Paduka ingkang kagungan pangandikaning gesang langgeng`` yang dalam bahasa
Indonesianya berarti ``Ya Tuhan, kepada siapa kami pergi?Hanya Tuhan saya yang
memiliki perkataan hidup kekal. Selain di gewel, di pintu gerbang (gapura)
masuk pun terdapat tulisan Jawa yang berbunyi `` Gunaning Panembah Trusing
Tunggal `` yang berarti `` Manfaat ibadah menuju Allah yang satu `` tetapi
tulisan itu dapat pula dibaca `` Suryo Sengkolo `` menurut ilmu sandi
Jawa. Di GKJW Mojowarno terdapat bangunan menara yang berbentuk mercusuar
yang berada di depan bagian atas bangunan.

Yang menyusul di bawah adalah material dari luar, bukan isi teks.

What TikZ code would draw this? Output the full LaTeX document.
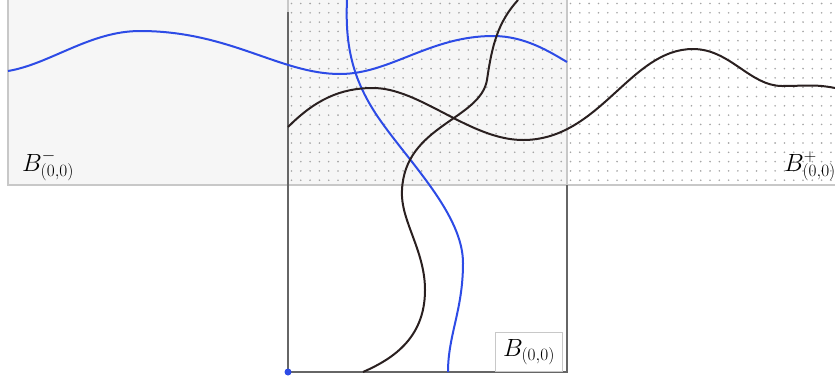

Di dalam menara itu terdapat lonceng
yang berasal dari sumbangan orang Belanda, namun lonceng tersebut sudah diganti
dengan lonceng baru, karena lonceng yang lama sudah retak termakan usia.
Jika pada gereja umumnya terdapat alat
musik modern seperti gitar, orgen, drum dan lain-lain, namun di GKJW mojowarno
terdapat alat music yang berbeda, yaitu pepaduan alat musik modern dan
tradisional ( alat musik gamelan ). Tidak jauh dari GKJW Mojowarno juga
terdapat makam-makam pendiri dan pendeta GKJW Mojowarno. Jemaat GKJW juga
mendirikan lembaga pendidikan, mulai dari PAUD sampai dengan SMA. Lokasi
lembaga pendidikan tersebut berada di sekitar komplek GKJW Mojowarno. Jika
ingin mengetahui sejarah berdirinya GKJW Mojowarno beserta ajaran-ajarannya,
kita bisa mengunjungi perpustakaan yang berada di kesekretariatan GKJW Mojowarno.